A definição de uma estratégia adequada de captação de recursos para fazer frente às obrigações contratuais é de suma importância para a consecução de um projeto de concessão e sua não observância é uma causa comum de insucesso de projetos de PPP ao redor do mundo, como ocorrido no Brasil com a 3ª etapa de concessões de rodovias nos anos de 2013 e 2014.

A busca por parcerias com a iniciativa privada tem se consolidado como a principal estratégia de governos nacionais e subnacionais no Brasil e no mundo para a realização de investimentos em infraestrutura rodoviária.

Para que um programa de concessões rodoviárias tenha sucesso, o Poder Público deve buscar aliar os interesses das diferentes partes relacionadas a projetos dessa natureza, notadamente os usuários, que visam obter serviços de qualidade a preços módicos, sendo uma fonte importante e no caso do Brasil muitas vezes exclusiva de recursos para a remuneração das concessionárias; os parceiros privados, que buscam ganhos de eficiência na prestação dos serviços de forma a majorar a remuneração do capital aportado pelos seus acionistas no projeto; e os bancos financiadores da parcela de dívida, que buscam previsibilidade e receitas suficientes para cobrir os custos do projeto e o pagamento da dívida nas condições e no prazo pactuado.

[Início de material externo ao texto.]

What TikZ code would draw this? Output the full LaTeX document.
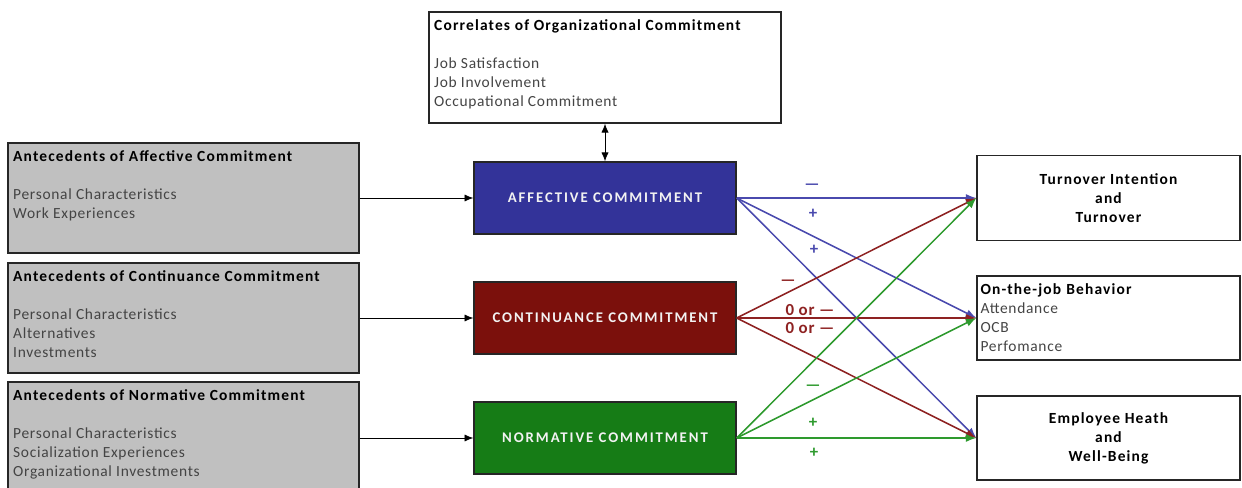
\documentclass[tikz,border=0pt]{standalone}
\usepackage{fontspec}
\setmainfont{Carlito}[LetterSpace=4.5]
\usepackage{tikz}
\usetikzlibrary{arrows.meta}

\definecolor{antGray}{HTML}{C0C0C0}
\definecolor{affFill}{HTML}{333399}
\definecolor{contFill}{HTML}{7B100C}
\definecolor{normFill}{HTML}{167C16}
\definecolor{affLine}{HTML}{4A4AAE}
\definecolor{contLine}{HTML}{8E2222}
\definecolor{normLine}{HTML}{2E9A2E}
\definecolor{itemGray}{HTML}{444444}

\newcommand{\boxtitle}[1]{{\color{black}\bfseries\addfontfeatures{LetterSpace=7.5}#1}}
\AtBeginDocument{\fontsize{11}{13.5}\selectfont}

\tikzset{
box/.style = {rectangle, draw=black!85, line width=1pt, minimum width=#1,
              inner sep=0pt},
box/.default = 6.575cm, % width of the outcome boxes
txt/.style = {anchor=north west, align=left, inner xsep=4pt, inner ysep=5.5pt, text=itemGray},
commit/.style = {rectangle, draw=black!85, line width=1pt, fill=#1,
                 minimum width=6.55cm, minimum height=1.8cm, text=white!90!gray,
                 font=\fontsize{10.5}{12}\selectfont\bfseries\addfontfeatures{LetterSpace=13}},
sign/.style = {text=#1, inner sep=1pt, font=\fontsize{12}{13.5}\selectfont\bfseries}
}

\begin{document}
\begin{tikzpicture}
  \useasboundingbox (0,0) rectangle (31.05,12.175);

  % Boxes
    \node[box=8.8cm, minimum height=2.775cm,
          label={[txt]north west:{\boxtitle{Correlates of Organizational Commitment}\\[13.5pt]Job Satisfaction\\Job Involvement\\Occupational Commitment}}]
          (corrBox) at (15.125,10.4875) {};

    \node[box=8.775cm, fill=antGray, minimum height=2.75cm,
          label={[txt]north west:{\boxtitle{Antecedents of Affective Commitment}\\[13.5pt]Personal Characteristics\\Work Experiences}}]
          (antAff) at (4.5875,7.225) {};
    \node[box=8.775cm, fill=antGray, minimum height=2.75cm,
          label={[txt]north west:{\boxtitle{Antecedents of Continuance Commitment}\\[13.5pt]Personal Characteristics\\Alternatives\\Investments}}]
          (antCont) at (4.5875,4.225) {};
    \node[box=8.775cm, fill=antGray, minimum height=2.8cm,
          label={[txt]north west:{\boxtitle{Antecedents of Normative Commitment}\\[13.5pt]Personal Characteristics\\Socialization Experiences\\Organizational Investments}}]
          (antNorm) at (4.5875,1.225) {};

    \node[commit=affFill] (affBox) at (15.125,7.225) {AFFECTIVE COMMITMENT};
    \node[commit=contFill] (contBox) at (15.125,4.225) {CONTINUANCE COMMITMENT};
    \node[commit=normFill] (normBox) at (15.125,1.225) {NORMATIVE COMMITMENT};

    \node[box, minimum height=2.125cm, align=center, font=\bfseries\addfontfeatures{LetterSpace=7.5}] (turnBox) at (27.7125,7.225) {Turnover Intention\\and\\Turnover};
    \node[box, minimum height=2.1cm, text width=6.4cm, align=left, text=itemGray] (jobBox) at (27.7125,4.225) {\boxtitle{On-the-job Behavior}\\Attendance\\OCB\\Perfomance};
    \node[box, minimum height=2.1cm, align=center, font=\bfseries\addfontfeatures{LetterSpace=7.5}] (empBox) at (27.7125,1.225) {Employee Heath\\and\\Well-Being};

  % Signs
    \node[sign=affLine] (affTurn) at (20.3,7.5) {—};
    \node[sign=affLine] (affJob) at (20.325,6.825) {+};
    \node[sign=affLine] (affEmp) at (20.35,5.925) {+};
    \node[sign=contLine] (contTurn) at (19.7,5.1) {—};
    \node[sign=contLine] (contJob) at (20.25,4.425) {0 or —};
    \node[sign=contLine] (contEmp) at (20.25,3.975) {0 or —};
    \node[sign=normLine] (normTurn) at (20.325,2.475) {—};
    \node[sign=normLine] (normJob) at (20.325,1.6) {+};
    \node[sign=normLine] (normEmp) at (20.35,0.85) {+};

  % Lines
    \draw[-{Latex[length=2.2mm,width=1.8mm]}, line width=0.6pt] (antAff) -- (affBox);
    \draw[-{Latex[length=2.2mm,width=1.8mm]}, line width=0.6pt] (antCont) -- (contBox);
    \draw[-{Latex[length=2.2mm,width=1.8mm]}, line width=0.6pt] (antNorm.east |- normBox) -- (normBox);
    \draw[{Latex[length=2.2mm,width=1.8mm]}-{Latex[length=2.2mm,width=1.8mm]}, line width=0.6pt] (corrBox) -- (affBox);
    \foreach \src/\col in {affBox/affLine, contBox/contLine, normBox/normLine}
      \foreach \dst in {turnBox, jobBox, empBox}
        \draw[-{Latex[length=2.6mm,width=2mm]}, line width=1.1pt, draw=\col, fill=\col] (\src.east) -- (\dst.west);
  \end{tikzpicture}
\end{document}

De acordo com Zhang, Hou e Qian (2020), as decisões tomadas pelos parceiros privados no sentido de maximizar o lucro podem reduzir os benefícios do ponto de vista do bem-estar público, enquanto, por outro lado, a maximização do bem-estar social pode acarretar perdas financeiras e níveis reduzidos de solvência para os credores.

Para atender essas visões muitas vezes dissonantes, os governos e agências que atuam na estruturação de PPPs rodoviárias devem se preocupar em garantir estudos de viabilidade e modelos regulatórios adequados e confiáveis, de forma a criar os incentivos necessários ao cumprimento dos contratos e assim gerar os resultados esperados em termos de obras, serviços e remuneração adequada do parceiro privado.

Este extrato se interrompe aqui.